Es sei ein Geschenk für die Gemeinde und vor allem für die Senioren gewesen, als das Ehepaar Becker nach 35-jähriger Tätigkeit als Stadtpfarrer in Mannheim in den Heimatort als „Ruhesitz“ zurückkehrte und sich bald für die Arbeit für Senioren „einspannen“ ließ. „Sie wussten, was Senioren für Geist, Körper und Seele brauchen“, schwärmte N. Bodner. Ein Seniorenbeirat entstand, aus dem heraus sich die Akademie entwickelte. „Wir haben uns durch Ihr Engagement und beharrliches Wirken, durch die Arbeit ihrer Tutoren und vieler kompetenter Referenten bereichert“. Zahlreiche Auszeichnungen und ein guter Ruf weit über Pfinztal hinaus würdigten bereits die segensreiche Arbeit der Einrichtung, die „Sie zu einer Seniorenfamilie gemacht haben“. Im 88.Lebensjahr noch geistig und körperlich erstaunlich fit, immer auf der Suche nach Neuem, ein Charakter mit Ecken und Kanten, die wir liebten, umschrieb Bodner treffend. Für das gemeinsame außergewöhnliche Engagement überreichte Bodner im Namen des Gemeinderates, der Ortschaftsräte und der Gemeindeverwaltung eine spezielle Urkunde und Präsente. Es werde mit der Akademie weitergehen, versicherte das Gemeindeoberhaupt. Im Team werden Dr. Bernd Matthes und Manfred Seyfried für die Planung verantwortlich zeichnen. Besonders erfreue sie, dass das Ehepaar Becker weiter der Akademie verbunden, auch Ratgeber bleiben will. August wird weiter den Geschichts- und Rosi den Literaturkreis leiten.
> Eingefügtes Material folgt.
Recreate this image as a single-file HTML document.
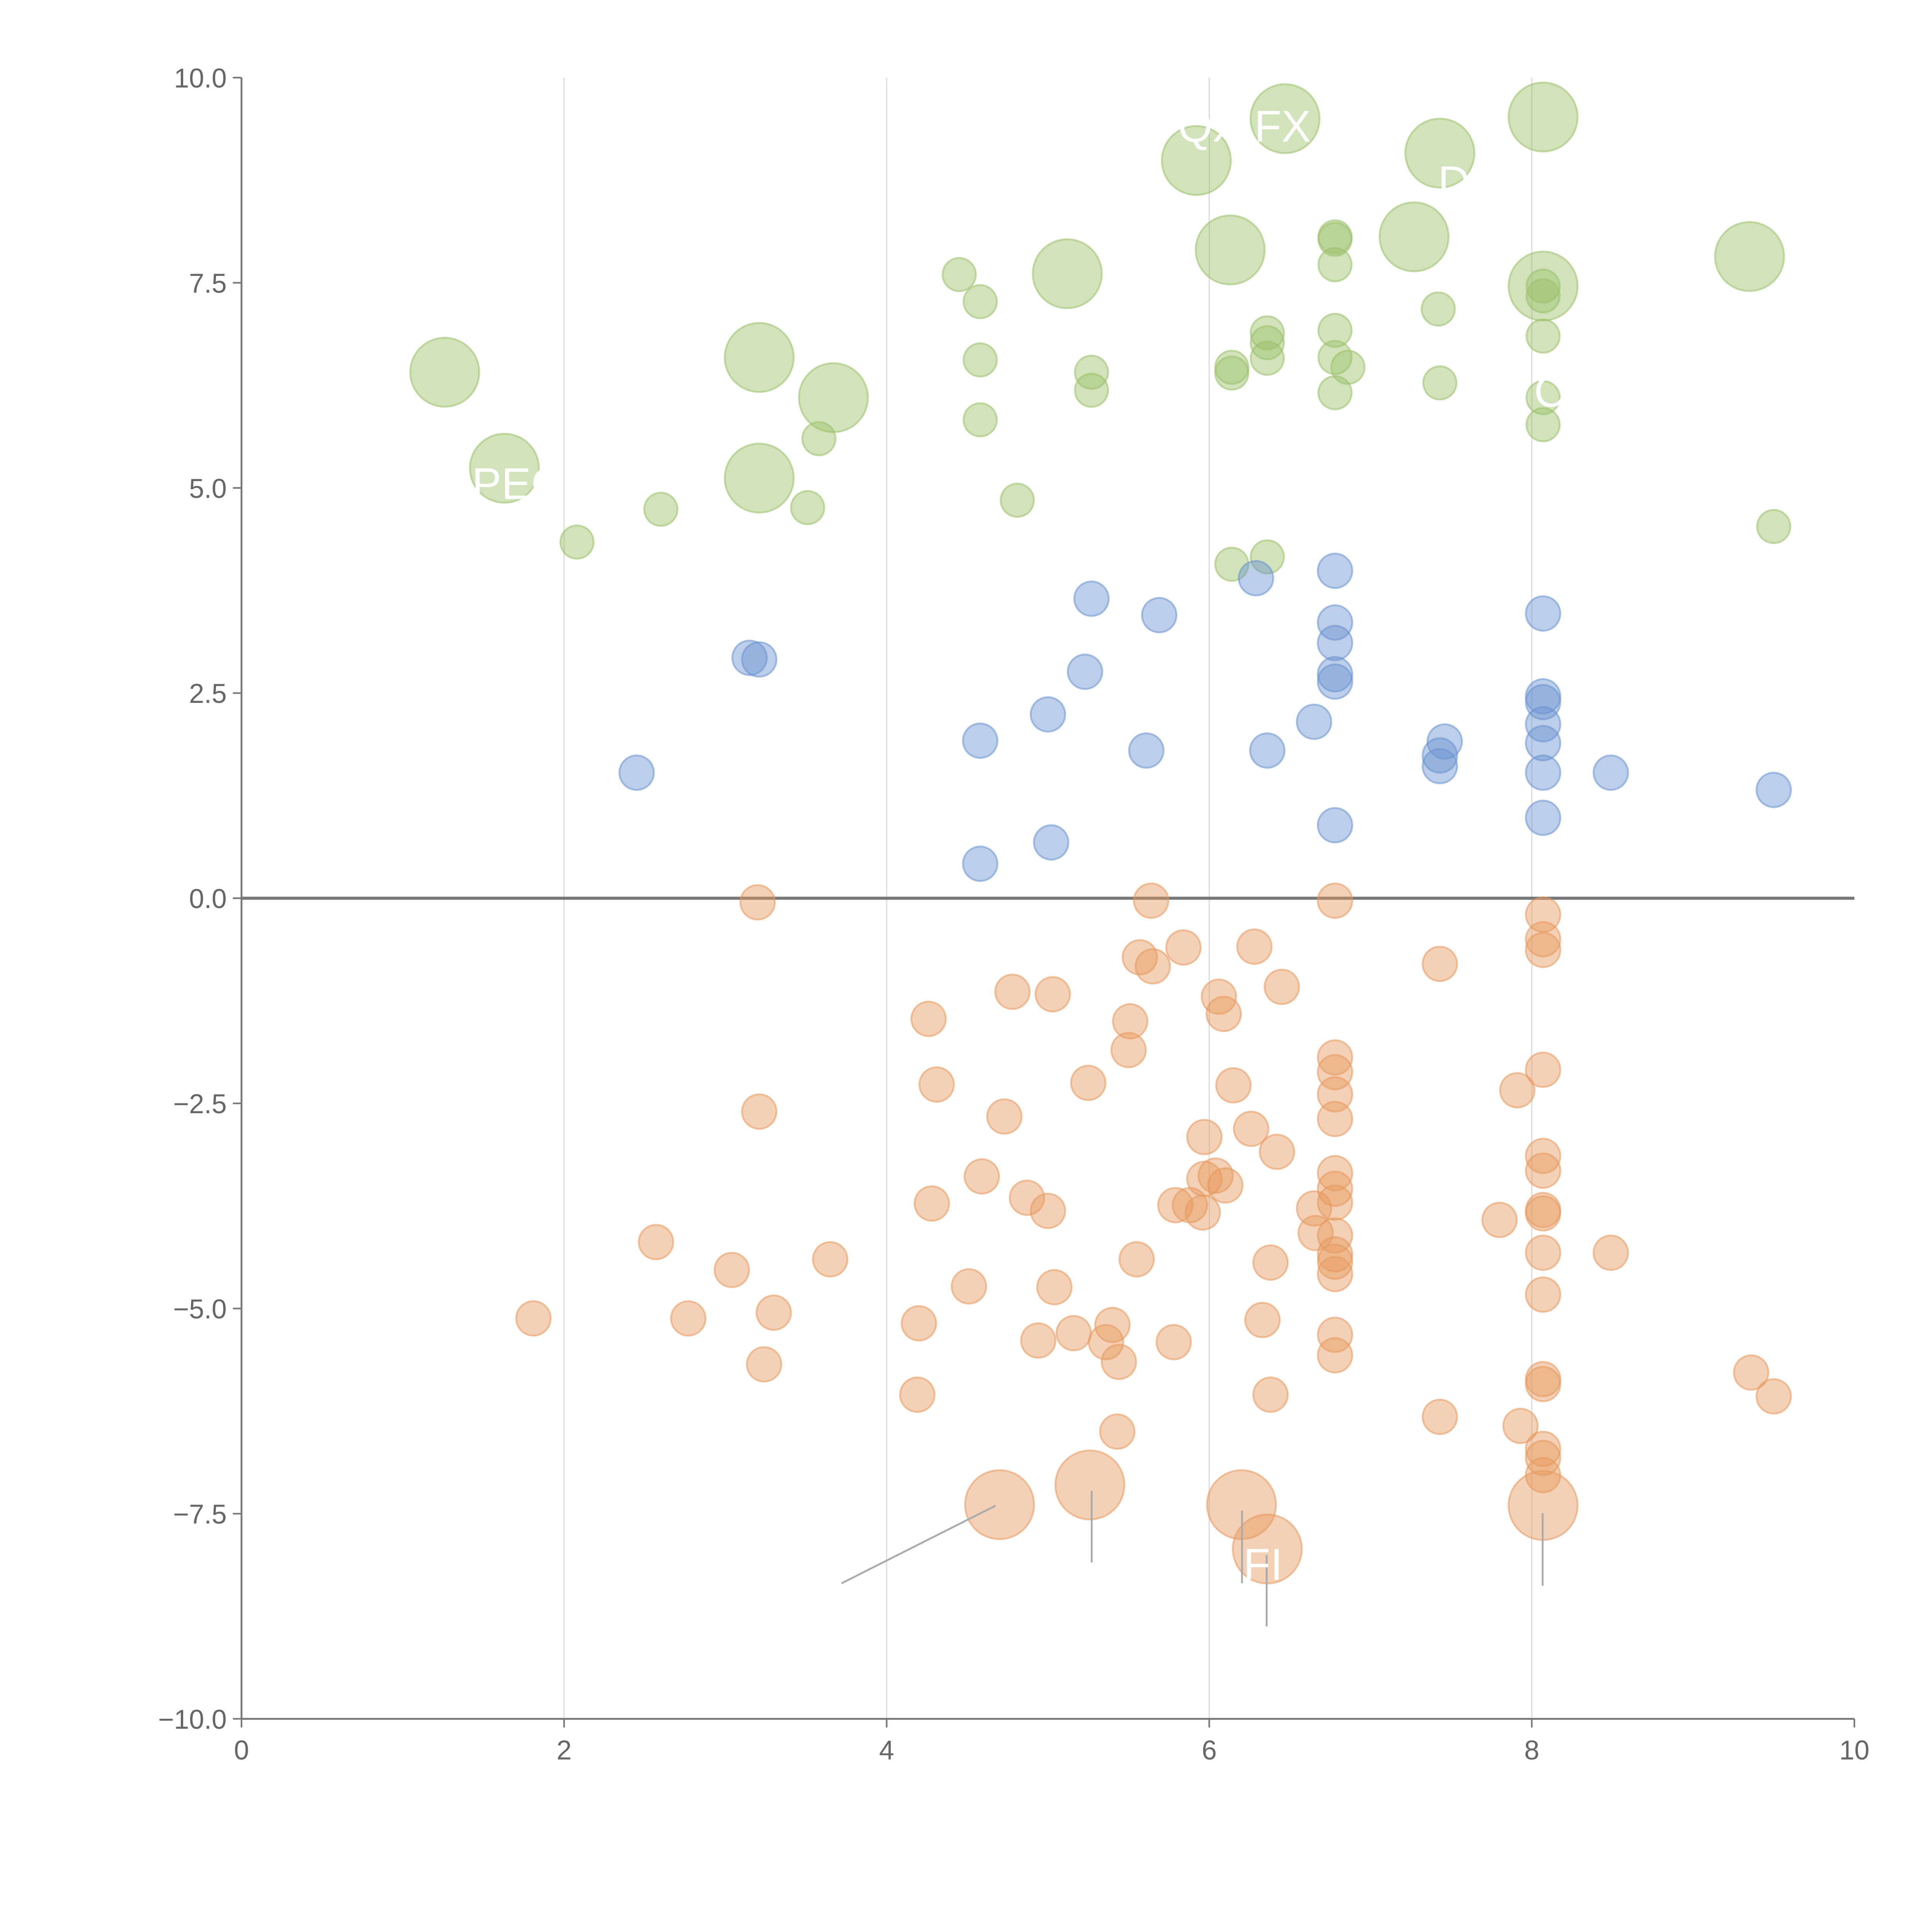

Viele Prädikate zeichneten den „ewigen Becker und seine Chefin Rosi“ aus, startete E. Vetter humorvoll seine Laudatio. Dem Arbeitersohn, studierten Theologen und der Volkswirtin und Religionspädagogin seien eigen: Wache Augen, klarer Verstand, Herzlichkeit, Glaubensstärke und Führungsqualitäten. „Die Pfinztaler Seniorenakademie ist im Land eine Spitzeneinrichtung der Seniorenarbeit“. Vetter skizzierte die „vielen guten Begegnungen“ mit Becker und die Entwicklung der Akademie, den besonderen Wert der Arbeit im Bereich moderne Medien, Kunst, Geschichte, Literatur, Kreativwerkstatt und bei Natur- und Umweltthemen. Dabei sei alles mit einer großen Arbeitsbelastung einhergegangen; Verlässlichkeit sei immer ein Trumpf gewesen. Vetter sprach seine Hochachtung über die Lebensleistung aus.

In seiner Erwiderung und seinen Dankesworten wurde mehrfach der Humor als weitere prägende Eigenschaft Beckers deutlich. Er verdeutlichte, mit interessanten Anekdoten unterlegt, seine seelsorgerische Tätigkeit in Mannheim, die Entwicklung der Akademie aus kleinsten Anfängen mit Überwindung einiger Widerstände im Detail und zeigte auch Stolz über deren Erfolgsgeschichte. Dank galt seinen vielen Helfern - „nur gemeinsam konnten wir stark sein“ – und dem treuen Stammpublikum. Er scheide nicht mit Wehmut, sondern spüre eine ungeheure Befreiung. Dem Alter entsprechend, gebe es nun kurzfristige Ziele, bei dem er sich und seine Frau doppelt beschirmt wüssten.   Das Streichorchester des Posaunenchores Söllingen sorgte unter Leitung von Walter Heiduck für eine gehaltvolle musikalische Umrahmung der Feierstunde. Unter Mithilfe einiger Mitarbeiter der Gemeindeverwaltung und Mitstreiter aus dem Seniorenkreis hatten die Gäste bei Bewirtung vom kalten Büffet noch reichlich Gelegenheit zu Gesprächen mit und über Ehepaar Becker und ihr Wirken.